Jeff Quinn made one big mistake when he came to Buffalo to beging his first stint as a head coach. He tried to make UB play the Cincinnati offense. The problem for him was that UB lacked the personnel to run such a scheme.

We are not talking the talent level difference of the depth you might see when comparing a then AQ team to a mid major. Buffalo was build on Turner Gills vision of offense, that vision differed from Quinn and the new coaches attempted to put a square peg in a round hole ended very badly.

Quinn had offensive linemen losing weight because they were not athletic enough. He drew up plays ill suited to his quarterbacks, and tried gimmicks like the "Wild Bull" or running a sweep on 3rd and inches when those failed.

He learned quickly, and with much suffering, that sometimes you have to play the players you have in the best way possible. So after year one out went Greg Forrest, the offensive coordinator Quinn brought from the Bearcats and in came Alex Wood a wide receivers coach to run the offense.

In three years UB went from no fullbacks on the roster to a full back in more often than not. UB went from a split end every now and again to two tight ends every now and again.

I'm not a fan of coaches dabbling in other offenses but occasional the personnel on the field demands it. And this season with Oliver, Campbell, Potts, and deep stable in the backfield Quinn is going to shake things up again. He's looking at playing some pistol.

The pistol is characterized by a Quarterback in a half shotgun with a back behind them. The pistol offense can effectively use draw plays, counters, and options with different receiver/tight end sets combined with a fullback for pass protection.
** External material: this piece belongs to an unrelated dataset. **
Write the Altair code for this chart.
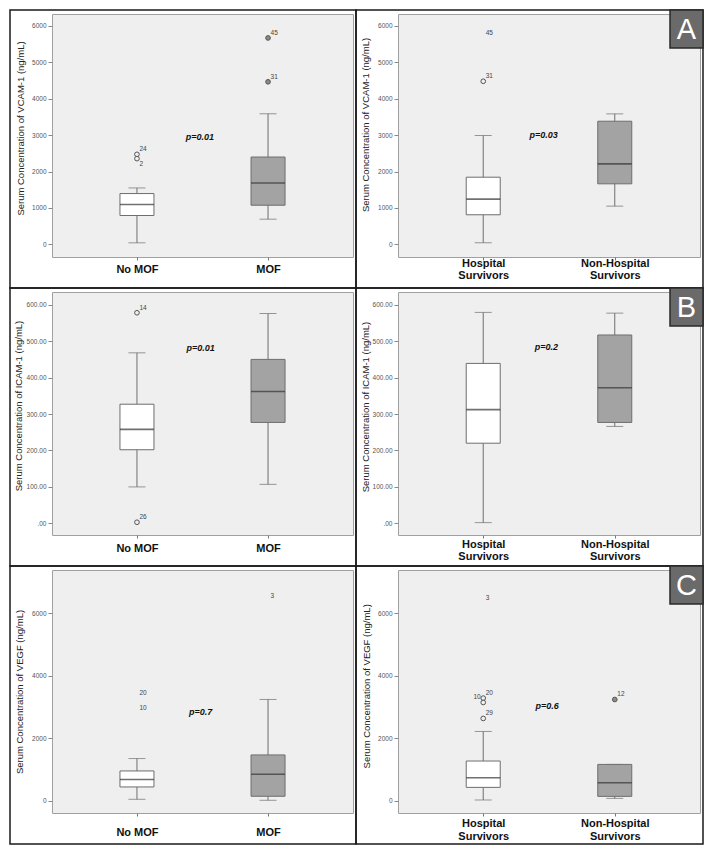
import json
import altair as alt
import pandas as pd

FONT = "Liberation Sans"

# ---------------- data ----------------
mof_groups = ["No MOF", "MOF"]
surv_groups = ["Hospital|Survivors", "Non-Hospital|Survivors"]

vcam_title = "Serum Concentration of VCAM-1 (ng/mL)"
icam_title = "Serum Concentration of ICAM-1 (ng/mL)"
vegf_title = "Serum Concentration of VEGF (ng/mL)"

vcam_ticks = [0, 1000, 2000, 3000, 4000, 5000, 6000]
icam_ticks = [0, 100, 200, 300, 400, 500, 600]
vegf_ticks = [0, 2000, 4000, 6000]

# Panel 1: VCAM-1 by MOF
vcam_mof_low = [44, 692]
vcam_mof_q1 = [793, 1075]
vcam_mof_med = [1094, 1685]
vcam_mof_q3 = [1395, 2397]
vcam_mof_high = [1549, 3584]
vcam_mof_out_grp = [1, 1, 2, 2]
vcam_mof_out_val = [2471, 2353, 5663, 4460]
vcam_mof_out_lab = ["24", "2", "45", "31"]
vcam_mof_out_style = ["open", "open", "filled", "filled"]
vcam_mof_out_pos = ["ur", "lr", "ur", "ur"]
vcam_mof_p = ["p=0.01", 1.48, 2960]

# Panel 2: VCAM-1 by hospital survival
vcam_surv_low = [46, 1050]
vcam_surv_q1 = [813, 1662]
vcam_surv_med = [1242, 2210]
vcam_surv_q3 = [1844, 3379]
vcam_surv_high = [2987, 3581]
vcam_surv_out_grp = [1, 1]
vcam_surv_out_val = [5672, 4475]
vcam_surv_out_lab = ["45", "31"]
vcam_surv_out_style = ["none", "open"]
vcam_surv_out_pos = ["ur", "ur"]
vcam_surv_p = ["p=0.03", 1.46, 2990]

# Panel 3: ICAM-1 by MOF
icam_mof_low = [100, 107]
icam_mof_q1 = [202, 277]
icam_mof_med = [258, 362]
icam_mof_q3 = [327, 450]
icam_mof_high = [468, 576]
icam_mof_out_grp = [1, 1]
icam_mof_out_val = [578, 3]
icam_mof_out_lab = ["14", "26"]
icam_mof_out_style = ["open", "open"]
icam_mof_out_pos = ["ur", "ur"]
icam_mof_p = ["p=0.01", 1.485, 482]

# Panel 4: ICAM-1 by hospital survival
icam_surv_low = [2, 266]
icam_surv_q1 = [220, 277]
icam_surv_med = [312, 372]
icam_surv_q3 = [439, 517]
icam_surv_high = [579, 577]
icam_surv_out_grp = []
icam_surv_out_val = []
icam_surv_out_lab = []
icam_surv_out_style = []
icam_surv_out_pos = []
icam_surv_p = ["p=0.2", 1.48, 484]

# Panel 5: VEGF by MOF
vegf_mof_low = [54, 22]
vegf_mof_q1 = [448, 150]
vegf_mof_med = [684, 854]
vegf_mof_q3 = [959, 1471]
vegf_mof_high = [1355, 3242]
vegf_mof_out_grp = [1, 1, 2]
vegf_mof_out_val = [3274, 2813, 6380]
vegf_mof_out_lab = ["20", "10", "3"]
vegf_mof_out_style = ["none", "none", "none"]
vegf_mof_out_pos = ["ur", "ur", "ur"]
vegf_mof_p = ["p=0.7", 1.485, 2845]

# Panel 6: VEGF by hospital survival
vegf_surv_low = [32, 83]
vegf_surv_q1 = [434, 147]
vegf_surv_med = [744, 584]
vegf_surv_q3 = [1276, 1168]
vegf_surv_high = [2220, 1168]
vegf_surv_out_grp = [1, 1, 1, 1, 2]
vegf_surv_out_val = [6330, 3285, 3146, 2636, 3241]
vegf_surv_out_lab = ["3", "20", "10", "29", "12"]
vegf_surv_out_style = ["none", "open", "open", "open", "filled"]
vegf_surv_out_pos = ["ur", "ur", "ul", "ur", "ur"]
vegf_surv_p = ["p=0.6", 1.485, 3030]

panel_letters = ["A", "B", "C"]

# ---------------- styling / layout ----------------
BG = "#efefef"
BOX_FILLS = ["#ffffff", "#a3a3a3"]
LINE = "#6e6e6e"
H, T, B = 243, 4, 31
L, R = 42, 3


def make_panel(groups, ytitle, yticks, ydom, icam, low, q1, med, q3, high,
               og, ov, ol, ostyle, opos, p, W, tpad, tshift, xpad,
               letter=None):
    xs = alt.Scale(domain=[0.39, 2.61], nice=False, zero=False)
    ys = alt.Scale(domain=ydom, nice=False, zero=False)
    label_expr = "split(datum.value == 1 ? %s : %s, '|')" % (
        json.dumps(groups[0]), json.dumps(groups[1]))
    xaxis = alt.Axis(values=[1, 2], labelExpr=label_expr, title="",
                     domain=False, grid=False, tickSize=3, tickColor="#777",
                     labelFontSize=11, labelFontWeight="bold", labelFont=FONT,
                     labelColor="#111", labelPadding=xpad, labelLineHeight=12.5,
                     labelAngle=0, labelFlush=False)
    yargs = dict(values=yticks, title=ytitle, titleFont=FONT, titleFontSize=9.5,
                 titleFontWeight="normal", titleColor="#222", titlePadding=tpad,
                 titleY=H / 2 - tshift,
                 labelFont=FONT, labelFontSize=6.5, labelColor="#555",
                 labelPadding=2, tickSize=4, tickColor="#888", domain=False,
                 grid=False)
    if icam:
        yargs["labelExpr"] = "datum.value == 0 ? '.00' : format(datum.value, '.2f')"
    else:
        yargs["format"] = "d"
    yaxis = alt.Axis(**yargs)

    def X(f):
        return alt.X(f, scale=xs, axis=xaxis)

    def Y(f):
        return alt.Y(f, scale=ys, axis=yaxis)

    box = pd.DataFrame({"x": [1, 2], "low": low, "q1": q1, "med": med,
                        "q3": q3, "high": high, "fill": BOX_FILLS})
    caps = pd.DataFrame({"x": [1, 2, 1, 2], "v": list(low) + list(high)})
    outl = pd.DataFrame({"x": og, "v": ov, "lab": ol, "style": ostyle,
                         "pos": opos})
    outl["fill"] = ["#8a8a8a" if s == "filled" else BG for s in ostyle]
    ptxt = pd.DataFrame({"t": [p[0]], "x": [p[1]], "v": [p[2]]})
    one = pd.DataFrame({"k": [0]})

    layers = []
    layers.append(alt.Chart(box).mark_rule(color=LINE, strokeWidth=1).encode(
        x=X("x:Q"), y=Y("low:Q"), y2="high:Q"))
    layers.append(alt.Chart(caps).mark_tick(
        orient="horizontal", size=17, thickness=1, color=LINE).encode(
        x=X("x:Q"), y=Y("v:Q")))
    layers.append(alt.Chart(box).mark_bar(
        size=34, stroke=LINE, strokeWidth=1).encode(
        x=X("x:Q"), y=Y("q1:Q"), y2="q3:Q",
        fill=alt.Fill("fill:N", scale=None)))
    layers.append(alt.Chart(box).mark_tick(
        orient="horizontal", size=34, thickness=1.6, color="#333").encode(
        x=X("x:Q"), y=Y("med:Q")))
    if len(og):
        layers.append(alt.Chart(outl).transform_filter(
            alt.datum.style != "none").mark_point(
            shape="circle", size=22, filled=True, stroke="#555",
            strokeWidth=1, opacity=1).encode(
            x=X("x:Q"), y=Y("v:Q"), fill=alt.Fill("fill:N", scale=None)))
        for pos, align, dx, dy in [("ur", "left", 2.5, -5),
                                   ("lr", "left", 2.5, 5),
                                   ("ul", "right", -2.5, -5)]:
            layers.append(alt.Chart(outl).transform_filter(
                alt.datum.pos == pos).mark_text(
                align=align, baseline="middle", dx=dx, dy=dy, fontSize=6.5,
                font=FONT, color="#444").encode(
                x=X("x:Q"), y=Y("v:Q"), text="lab:N"))
    layers.append(alt.Chart(ptxt).mark_text(
        fontSize=9, fontWeight="bold", fontStyle="italic", font=FONT,
        color="#111", align="center", baseline="middle").encode(
        x=X("x:Q"), y=Y("v:Q"), text="t:N"))
    # outer panel frame
    layers.append(alt.Chart(one).mark_rect(
        fillOpacity=0, stroke="#1a1a1a", strokeWidth=1.5).encode(
        x=alt.value(-L), x2=alt.value(W + R), y=alt.value(-T),
        y2=alt.value(H + B)))
    if letter is not None:
        lt = pd.DataFrame({"t": [letter]})
        layers.append(alt.Chart(lt).mark_rect(
            fill="#6a6a6a", stroke="#2a2a2a", strokeWidth=1.5).encode(
            x=alt.value(W - 30), x2=alt.value(W + R), y=alt.value(-T),
            y2=alt.value(34)))
        layers.append(alt.Chart(lt).mark_text(
            fontSize=29, font=FONT, color="#ffffff", align="center",
            baseline="middle").encode(
            x=alt.value(W - 13.5), y=alt.value(16), text="t:N"))
    return alt.layer(*layers).properties(width=W, height=H)


p1 = make_panel(mof_groups, vcam_title, vcam_ticks, [-345, 6320], False,
                vcam_mof_low, vcam_mof_q1, vcam_mof_med, vcam_mof_q3,
                vcam_mof_high, vcam_mof_out_grp, vcam_mof_out_val,
                vcam_mof_out_lab, vcam_mof_out_style, vcam_mof_out_pos,
                vcam_mof_p, W=301, tpad=6.2, tshift=7.5, xpad=3.9)
p2 = make_panel(surv_groups, vcam_title, vcam_ticks, [-345, 6320], False,
                vcam_surv_low, vcam_surv_q1, vcam_surv_med, vcam_surv_q3,
                vcam_surv_high, vcam_surv_out_grp, vcam_surv_out_val,
                vcam_surv_out_lab, vcam_surv_out_style, vcam_surv_out_pos,
                vcam_surv_p, W=302, tpad=7, tshift=11, xpad=-3,
                letter=panel_letters[0])
p3 = make_panel(mof_groups, icam_title, icam_ticks, [-32, 635], True,
                icam_mof_low, icam_mof_q1, icam_mof_med, icam_mof_q3,
                icam_mof_high, icam_mof_out_grp, icam_mof_out_val,
                icam_mof_out_lab, icam_mof_out_style, icam_mof_out_pos,
                icam_mof_p, W=301, tpad=3, tshift=8, xpad=4.6)
p4 = make_panel(surv_groups, icam_title, icam_ticks, [-32, 635], True,
                icam_surv_low, icam_surv_q1, icam_surv_med, icam_surv_q3,
                icam_surv_high, icam_surv_out_grp, icam_surv_out_val,
                icam_surv_out_lab, icam_surv_out_style, icam_surv_out_pos,
                icam_surv_p, W=302, tpad=2, tshift=7, xpad=0,
                letter=panel_letters[1])
p5 = make_panel(mof_groups, vegf_title, vegf_ticks, [-384, 7377], False,
                vegf_mof_low, vegf_mof_q1, vegf_mof_med, vegf_mof_q3,
                vegf_mof_high, vegf_mof_out_grp, vegf_mof_out_val,
                vegf_mof_out_lab, vegf_mof_out_style, vegf_mof_out_pos,
                vegf_mof_p, W=301, tpad=6.6, tshift=0, xpad=10.5)
p6 = make_panel(surv_groups, vegf_title, vegf_ticks, [-384, 7377], False,
                vegf_surv_low, vegf_surv_q1, vegf_surv_med, vegf_surv_q3,
                vegf_surv_high, vegf_surv_out_grp, vegf_surv_out_val,
                vegf_surv_out_lab, vegf_surv_out_style, vegf_surv_out_pos,
                vegf_surv_p, W=302, tpad=5.9, tshift=5.7, xpad=1.6,
                letter=panel_letters[2])

chart = alt.concat(
    p1, p2, p3, p4, p5, p6,
    columns=2,
    spacing={"row": 35, "column": 45},
    bounds="flush",
).properties(
    padding=0,
    background="#ffffff",
).configure_view(
    fill=BG, stroke="#a0a0a0", strokeWidth=1,
)

chart.save("out.html", embed_options={"renderer": "svg", "actions": False})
In a pistol formation, hand-offs occur 2-3 yards closer to the line of scrimmage than in the shotgun. In the traditional shotgun, run plays are most effectively run to the side opposite the running back, without a cutback to the other side. In the pistol, run's can effectively be executed to both sides of the QB, opening up more options for the offense

My concern for this "pistol" talk is that the offense almost demands a dual threat Quarterback and UB does not have that. Joe Licata has an arm and Zordic has legs. Neither Quarterback really excels in both capacities.